Cardus always insisted that he was not one to “praise the past and neglect the joys of the present”. His writings though suggest a nostalgia for the Golden Age of cricket, (1890-1914), and for the “amateur influence and example”. Up to 1962, English cricketers were divided into amateurs, who played for the love of the game, and professionals, for whom it was the means of livelihood. An important fixture in first-class cricket was the annual Gentlemen versus Players match. The Gentlemen were the amateurs, and the Players, the professionals. Sir Stanley Jackson -- he received his first knighthood in 1927 -- was the younger son of a peer. He was a Cambridge Blue, and later played for Yorkshire and England as an amateur. In his last season he led England to a 2-0 victory over a strong Australian side in the Ashes series of 1905. Robertson-Glasgow considered him as “one of the greatest all-rounders that cricket has known”. After his cricketing days he was active in politics, and in 1927 was appointed Governor of Bengal. Those were turbulent times, and in 1932, he narrowly escaped assassination. At the convocation ceremony of Calcutta University, Bina Das -- a young lady of 21, associated with a revolutionary society -- fired five shots at the Governor. Jackson was unhurt; Bina's skill with firearms, fortunately for him, did not match her revolutionary fervour. The would-be assassin was quickly subdued by, among others, the Vice Chancellor, Dr. Hassan Suhrawardy, and in the British tradition of stiff upper lip, the convocation ceremony continued as scheduled. Suhrawardy would later receive a knighthood. Bina Das was sentenced to a term in prison. After independence she would be elected to the West Bengal Legislative Assembly, and also write her memoirs. During the Bangladesh liberation war, she extended staunch support to the freedom fighters.

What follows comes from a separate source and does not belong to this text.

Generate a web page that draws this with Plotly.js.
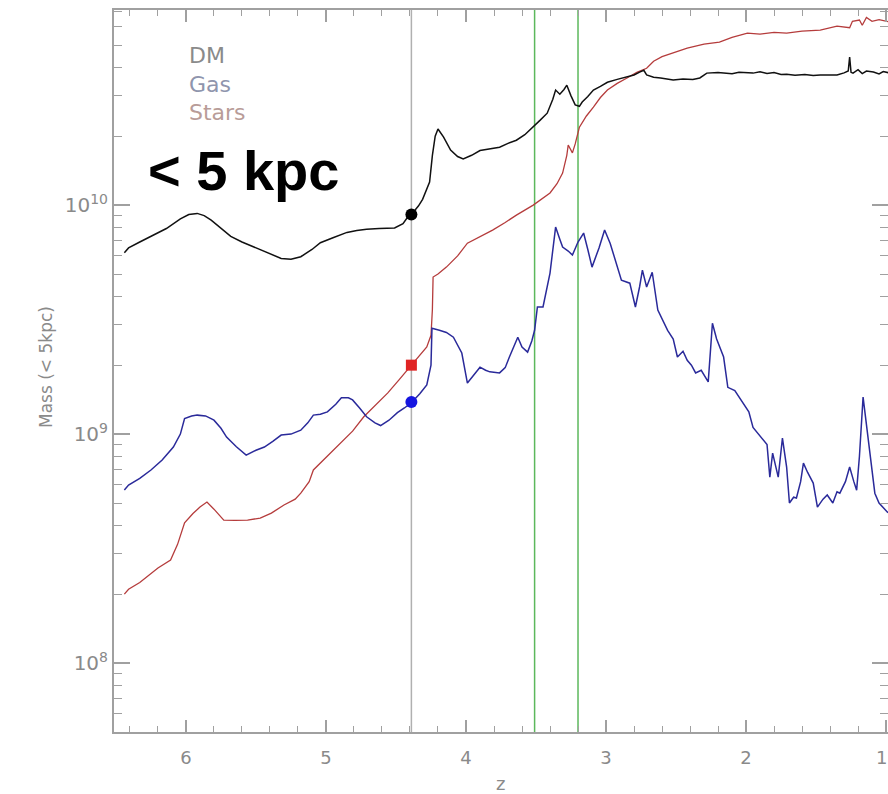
<!DOCTYPE html>
<html>
<head>
<meta charset="utf-8">
<script src="https://cdn.plot.ly/plotly-3.0.1.min.js"></script>
<style>html,body{margin:0;padding:0;background:#fff;}#chart{width:888px;height:794px;}</style>
</head>
<body>
<div id="chart"></div>
<script>
// masses in units of 1e9 solar masses
const dmZ = [6.44,6.41,6.33,6.23,6.14,6.04,5.98,5.92,5.87,5.82,5.75,5.68,5.60,5.51,5.42,5.32,5.25,5.18,5.10,5.04,4.95,4.85,4.78,4.71,4.62,4.51,4.45,4.42,4.39,4.34,4.31,4.26,4.24,4.22,4.20,4.16,4.11,4.06,4.02,3.96,3.90,3.83,3.76,3.70,3.64,3.58,3.52,3.47,3.42,3.38,3.36,3.33,3.30,3.28,3.25,3.22,3.19,3.17,3.13,3.09,3.04,2.99,2.92,2.85,2.80,2.76,2.73,2.71,2.66,2.61,2.52,2.45,2.38,2.33,2.30,2.28,2.20,2.10,2.05,1.95,1.90,1.85,1.80,1.75,1.71,1.65,1.58,1.52,1.47,1.40,1.35,1.30,1.27,1.26,1.25,1.236,1.20,1.17,1.14,1.09,1.05,1.02,0.97];
const dmM = [6.2,6.5,6.9,7.4,7.9,8.7,9.1,9.2,9.0,8.6,7.9,7.3,6.9,6.55,6.2,5.85,5.8,5.95,6.4,6.85,7.2,7.6,7.75,7.85,7.9,7.95,8.3,8.8,9.1,9.9,10.6,12.6,16.5,20.0,21.5,19.8,17.4,16.3,15.9,16.5,17.3,17.6,17.9,18.6,19.2,20.3,21.9,23.5,25.2,29.0,31.8,30.5,32.0,33.4,30.0,27.4,27.0,28.2,29.8,31.8,33.0,34.4,35.4,36.2,37.0,38.1,38.8,37.0,36.2,35.9,35.2,35.5,35.4,35.9,36.8,37.7,37.9,37.5,38.0,37.7,38.2,37.6,37.9,37.2,37.3,36.9,37.2,36.8,37.0,36.9,37.0,37.8,38.5,44.3,38.0,37.7,39.0,37.5,38.5,38.1,37.4,38.3,37.7];

const gasZ = [6.44,6.41,6.33,6.25,6.17,6.09,6.04,6.01,5.96,5.92,5.86,5.80,5.75,5.71,5.64,5.57,5.50,5.44,5.38,5.32,5.25,5.18,5.13,5.09,5.04,4.99,4.93,4.89,4.84,4.81,4.76,4.71,4.65,4.61,4.55,4.49,4.44,4.39,4.33,4.28,4.25,4.243,4.19,4.14,4.09,4.05,4.03,3.99,3.95,3.90,3.86,3.83,3.76,3.72,3.69,3.63,3.60,3.56,3.53,3.51,3.49,3.45,3.40,3.36,3.33,3.31,3.27,3.24,3.20,3.16,3.13,3.10,3.05,3.01,2.97,2.93,2.89,2.83,2.79,2.76,2.74,2.71,2.67,2.63,2.60,2.56,2.52,2.49,2.45,2.42,2.39,2.36,2.32,2.27,2.24,2.21,2.16,2.13,2.08,2.02,1.98,1.95,1.89,1.85,1.83,1.81,1.77,1.74,1.71,1.69,1.66,1.64,1.61,1.59,1.56,1.52,1.49,1.45,1.42,1.38,1.35,1.33,1.29,1.26,1.23,1.21,1.19,1.164,1.14,1.11,1.08,1.05,1.02,0.99,0.97];
const gasM = [0.57,0.599,0.64,0.697,0.77,0.878,1.0,1.17,1.20,1.21,1.2,1.15,1.06,0.97,0.88,0.809,0.85,0.878,0.93,0.99,1.0,1.04,1.12,1.21,1.22,1.25,1.35,1.44,1.44,1.41,1.3,1.19,1.12,1.09,1.15,1.24,1.30,1.37,1.5,1.64,2.0,2.90,2.84,2.78,2.65,2.4,2.26,1.67,1.8,1.96,1.9,1.87,1.85,1.95,2.17,2.65,2.4,2.28,2.55,2.84,3.59,3.59,5.05,8.02,7.1,6.56,6.3,6.05,6.9,7.55,6.4,5.36,6.5,7.78,6.8,5.6,4.70,4.56,3.59,4.4,5.20,4.39,5.09,3.48,3.2,2.84,2.6,2.17,2.3,2.10,2.0,1.85,1.9,1.69,3.05,2.6,2.17,1.60,1.55,1.37,1.25,1.07,0.97,0.9,0.649,0.826,0.649,0.961,0.718,0.50,0.53,0.526,0.62,0.747,0.68,0.611,0.48,0.52,0.542,0.50,0.56,0.552,0.62,0.718,0.62,0.569,0.8,1.45,1.1,0.794,0.552,0.5,0.48,0.456,0.45];

const starZ = [6.44,6.41,6.33,6.28,6.20,6.11,6.06,6.01,5.95,5.90,5.85,5.80,5.73,5.65,5.56,5.47,5.39,5.30,5.22,5.18,5.12,5.09,5.00,4.89,4.81,4.73,4.65,4.56,4.48,4.39,4.33,4.28,4.25,4.24,4.235,4.20,4.14,4.06,3.99,3.90,3.81,3.72,3.64,3.52,3.45,3.40,3.35,3.31,3.28,3.27,3.24,3.22,3.19,3.14,3.09,3.04,2.99,2.92,2.85,2.78,2.71,2.66,2.60,2.50,2.42,2.30,2.19,2.10,1.99,1.90,1.80,1.71,1.60,1.47,1.35,1.26,1.24,1.19,1.17,1.14,1.10,1.05,0.97];
const starM = [0.20,0.21,0.225,0.238,0.26,0.282,0.33,0.41,0.45,0.48,0.505,0.47,0.421,0.42,0.421,0.43,0.452,0.49,0.52,0.552,0.62,0.697,0.79,0.914,1.03,1.19,1.33,1.51,1.72,2.00,2.2,2.40,2.7,3.5,4.85,5.0,5.36,6.0,6.82,7.3,7.78,8.4,9.04,10.0,10.7,11.3,12.4,13.8,16.5,18.3,16.9,18.5,21.9,24.5,26.8,29.5,31.8,34.0,35.9,38.0,39.6,42.5,44.5,46.5,48.5,50.5,51.5,54.0,56.4,55.8,56.8,56.4,57.5,58.1,60.5,59.5,63.5,64.3,61.0,66.0,63.5,64.5,63.0];

// highlighted snapshot (z, DM, Stars, Gas) and the two green epochs
const snapZ = 4.39;
const snapM = {dm: 9.1, stars: 2.0, gas: 1.38};
const greenZ = [3.51, 3.2];

const unit = 1e9;
const yTickVals = [1e8, 1e9, 1e10];
const yTickText = ['10<sup>8</sup>', '10<sup>9</sup>', '10<sup>10</sup>'];
const xTickVals = [6, 5, 4, 3, 2, 1];
const xTickText = ['6', '5', '4', '3', '2', ''];
const xEdgeLabel = '1';   // label of the z = 1 tick, at the right edge of the frame
const legendNames = ['DM', 'Gas', 'Stars'];
const legendColors = ['#8a8a8a', '#8f95ad', '#b89c98'];

const toMass = a => a.map(v => v * unit);

const traces = [
  {x: starZ, y: toMass(starM), mode: 'lines', line: {color: '#b53c3c', width: 1.3}, name: 'Stars'},
  {x: gasZ, y: toMass(gasM), mode: 'lines', line: {color: '#2a2a9a', width: 1.5}, name: 'Gas'},
  {x: dmZ, y: toMass(dmM), mode: 'lines', line: {color: '#111', width: 1.5}, name: 'DM'},
  {x: [snapZ], y: [snapM.dm * unit], mode: 'markers', marker: {color: '#000', size: 12, symbol: 'circle'}},
  {x: [snapZ], y: [snapM.stars * unit], mode: 'markers', marker: {color: '#e02424', size: 11, symbol: 'square'}},
  {x: [snapZ], y: [snapM.gas * unit], mode: 'markers', marker: {color: '#1515e0', size: 12, symbol: 'circle'}}
];

const shapes = [
  {type: 'line', xref: 'x', yref: 'paper', x0: snapZ, x1: snapZ, y0: 0, y1: 1, line: {color: '#b0b0b0', width: 1.5}, layer: 'below'}
].concat(greenZ.map(z => ({type: 'line', xref: 'x', yref: 'paper', x0: z, x1: z, y0: 0, y1: 1, line: {color: '#5cb85c', width: 1.5}, layer: 'below'})));

const W = 888, H = 794, L = 114, R = 0, T = 10, B = 62;
const px = x => (x - L) / (W - L - R);
const py = y => (H - B - y) / (H - T - B);

const legendText = legendNames.map((n, i) => '<span style="color:' + legendColors[i] + '">' + n + '</span>').join('<br>');

const annotations = [
  {text: legendText, x: px(187), y: py(41), xref: 'paper', yref: 'paper', xanchor: 'left', yanchor: 'top', align: 'left', showarrow: false, font: {family: 'DejaVu Sans', size: 22, color: '#8a8a8a'}},
  {text: '< 5 kpc', x: px(146), y: py(170), xref: 'paper', yref: 'paper', xanchor: 'left', yanchor: 'middle', showarrow: false, font: {family: 'Liberation Sans', size: 56, color: '#000', weight: 'bold'}},
  {text: 'Mass (< 5kpc)', x: px(46), y: py(367), xref: 'paper', yref: 'paper', xanchor: 'center', yanchor: 'middle', textangle: -90, showarrow: false, font: {family: 'DejaVu Sans', size: 17, color: '#8a8a8a'}},
  {text: 'z', x: px(500), y: py(783), xref: 'paper', yref: 'paper', xanchor: 'center', yanchor: 'middle', showarrow: false, font: {family: 'DejaVu Sans', size: 18, color: '#8a8a8a'}},
  {text: xEdgeLabel, x: 1, y: py(757), xref: 'paper', yref: 'paper', xanchor: 'right', yanchor: 'middle', showarrow: false, borderpad: 0, font: {family: 'DejaVu Sans', size: 18, color: '#8a8a8a'}}
];

const axisCommon = {
  showgrid: false, zeroline: false, showline: true, linecolor: '#a0a0a0', linewidth: 2,
  mirror: 'ticks', ticks: 'inside', tickcolor: '#a0a0a0', tickwidth: 1.5,
  tickfont: {family: 'DejaVu Sans', size: 18, color: '#8a8a8a'}
};

const layout = {
  width: W, height: H,
  margin: {l: L, r: R, t: T, b: B},
  paper_bgcolor: '#fff', plot_bgcolor: '#fff',
  showlegend: false,
  xaxis: Object.assign({}, axisCommon, {
    range: [6.514, 0.986], tickmode: 'array', tickvals: xTickVals, ticktext: xTickText,
    ticklen: 12, ticklabelstandoff: 8,
    minor: {dtick: 0.2, tick0: 0, ticks: 'inside', ticklen: 6, tickcolor: '#a0a0a0', tickwidth: 1}
  }),
  yaxis: Object.assign({}, axisCommon, {
    type: 'log', range: [7.699, 10.852], tickmode: 'array', tickvals: yTickVals, ticktext: yTickText,
    ticklen: 16, tickfont: {family: 'DejaVu Sans', size: 20, color: '#8a8a8a'},
    minor: {dtick: 'D1', ticks: 'inside', ticklen: 8, tickcolor: '#a0a0a0', tickwidth: 1}
  }),
  shapes: shapes,
  annotations: annotations
};

Plotly.newPlot('chart', traces, layout, {displayModeBar: false, staticPlot: true});
</script>
</body>
</html>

Bangladesh has a link of sorts with the first Test Match ever to be played. In March, 1877, England and Australia played for the first time on level terms at Melbourne. The match was subsequently recognized as the first Test match in cricket history. The English team was not the strongest that could be selected; three of England's best batsmen, WG Grace, Richard Daft and Arthur Shrewsbury were not available for the tour. Australia, without “Demon Bowler”, FR Spofforth, won the match by 45 runs. 21 out of the 22 cricketers who played were born in Britain or Australia. The one exception, Bransby Beauchamp Cooper, according to Wisden, was born on March 15, 1844 in Dacca, India. He batted at no.5 for Australia, and scored 3 and 15 in the match. Bangladesh's link with the first Test match in cricket is admittedly tenuous. In sheer enthusiasm and love for the game, though, Bangladesh would be the equal of any country in the world.